**Problem details**
Starting at the first line of the listing below, retype each line up to and including the one that contains "return Path(verts, codes)". Leave pictures out.

-- Entries supplied start --

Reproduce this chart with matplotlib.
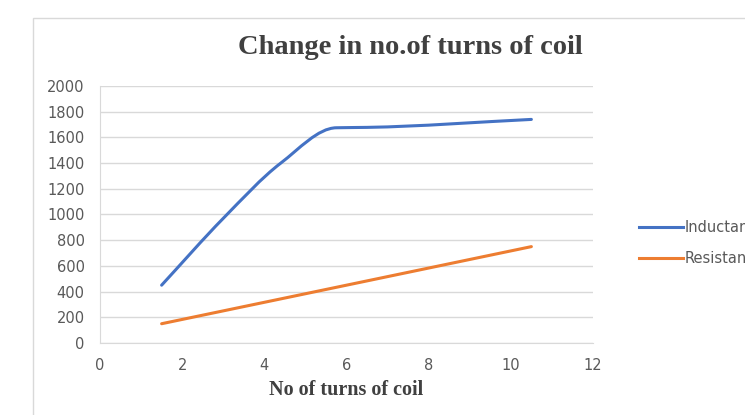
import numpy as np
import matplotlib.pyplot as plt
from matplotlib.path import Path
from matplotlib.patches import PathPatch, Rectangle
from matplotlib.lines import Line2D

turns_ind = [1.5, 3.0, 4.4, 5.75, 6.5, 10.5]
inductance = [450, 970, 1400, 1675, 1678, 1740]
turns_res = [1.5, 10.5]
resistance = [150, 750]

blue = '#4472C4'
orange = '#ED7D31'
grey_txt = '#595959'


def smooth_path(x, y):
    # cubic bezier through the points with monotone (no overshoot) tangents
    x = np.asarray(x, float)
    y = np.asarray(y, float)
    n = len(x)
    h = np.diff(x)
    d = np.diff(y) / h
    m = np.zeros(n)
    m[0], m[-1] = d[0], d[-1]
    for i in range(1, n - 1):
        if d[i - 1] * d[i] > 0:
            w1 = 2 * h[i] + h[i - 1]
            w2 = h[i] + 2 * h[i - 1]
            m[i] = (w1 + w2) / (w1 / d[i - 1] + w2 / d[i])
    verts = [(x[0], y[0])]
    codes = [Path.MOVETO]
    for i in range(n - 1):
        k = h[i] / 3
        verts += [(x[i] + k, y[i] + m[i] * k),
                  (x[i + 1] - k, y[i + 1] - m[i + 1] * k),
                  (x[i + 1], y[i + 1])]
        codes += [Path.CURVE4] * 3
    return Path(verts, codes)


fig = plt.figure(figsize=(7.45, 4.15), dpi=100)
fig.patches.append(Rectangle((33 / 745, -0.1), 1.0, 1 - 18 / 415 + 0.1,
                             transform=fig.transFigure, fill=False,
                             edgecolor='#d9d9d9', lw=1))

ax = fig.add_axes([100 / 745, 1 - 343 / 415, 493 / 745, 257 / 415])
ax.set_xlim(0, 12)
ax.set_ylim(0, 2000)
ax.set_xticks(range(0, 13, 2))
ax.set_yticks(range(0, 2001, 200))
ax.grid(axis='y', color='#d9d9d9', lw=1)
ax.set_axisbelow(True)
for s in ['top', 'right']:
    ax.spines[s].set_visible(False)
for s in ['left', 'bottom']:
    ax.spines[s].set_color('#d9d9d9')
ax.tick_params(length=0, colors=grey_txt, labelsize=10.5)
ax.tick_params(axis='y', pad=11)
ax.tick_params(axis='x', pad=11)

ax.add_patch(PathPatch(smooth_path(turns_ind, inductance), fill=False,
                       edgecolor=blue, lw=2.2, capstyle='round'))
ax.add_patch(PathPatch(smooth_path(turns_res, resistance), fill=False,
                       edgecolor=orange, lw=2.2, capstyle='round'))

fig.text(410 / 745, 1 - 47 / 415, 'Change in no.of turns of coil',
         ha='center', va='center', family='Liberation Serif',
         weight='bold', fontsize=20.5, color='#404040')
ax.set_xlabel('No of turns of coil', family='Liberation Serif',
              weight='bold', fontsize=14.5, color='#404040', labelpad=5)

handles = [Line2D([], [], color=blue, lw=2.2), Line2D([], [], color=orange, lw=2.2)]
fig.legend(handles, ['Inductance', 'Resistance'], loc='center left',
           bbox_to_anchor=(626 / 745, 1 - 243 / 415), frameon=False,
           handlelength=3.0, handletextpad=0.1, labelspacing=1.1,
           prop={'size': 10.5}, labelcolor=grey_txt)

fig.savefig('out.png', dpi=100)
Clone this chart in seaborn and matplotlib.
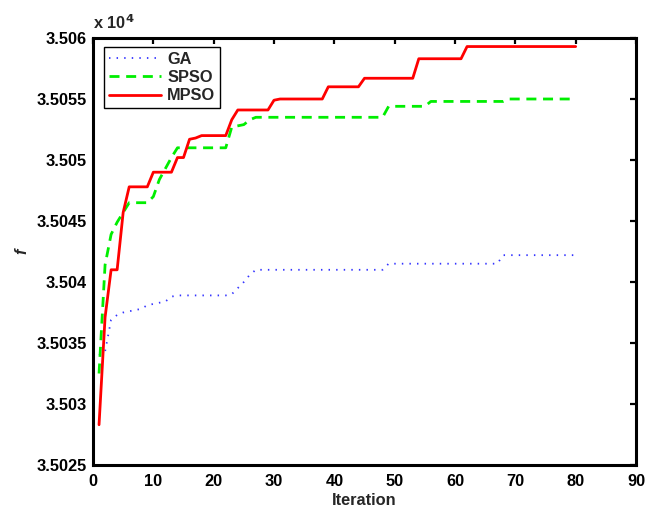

-- Entries supplied end --

**Right answer**
Reproduce this chart with matplotlib.
import numpy as np
import matplotlib.pyplot as plt
from matplotlib.path import Path
from matplotlib.patches import PathPatch, Rectangle
from matplotlib.lines import Line2D

turns_ind = [1.5, 3.0, 4.4, 5.75, 6.5, 10.5]
inductance = [450, 970, 1400, 1675, 1678, 1740]
turns_res = [1.5, 10.5]
resistance = [150, 750]

blue = '#4472C4'
orange = '#ED7D31'
grey_txt = '#595959'


def smooth_path(x, y):
    # cubic bezier through the points with monotone (no overshoot) tangents
    x = np.asarray(x, float)
    y = np.asarray(y, float)
    n = len(x)
    h = np.diff(x)
    d = np.diff(y) / h
    m = np.zeros(n)
    m[0], m[-1] = d[0], d[-1]
    for i in range(1, n - 1):
        if d[i - 1] * d[i] > 0:
            w1 = 2 * h[i] + h[i - 1]
            w2 = h[i] + 2 * h[i - 1]
            m[i] = (w1 + w2) / (w1 / d[i - 1] + w2 / d[i])
    verts = [(x[0], y[0])]
    codes = [Path.MOVETO]
    for i in range(n - 1):
        k = h[i] / 3
        verts += [(x[i] + k, y[i] + m[i] * k),
                  (x[i + 1] - k, y[i + 1] - m[i + 1] * k),
                  (x[i + 1], y[i + 1])]
        codes += [Path.CURVE4] * 3
    return Path(verts, codes)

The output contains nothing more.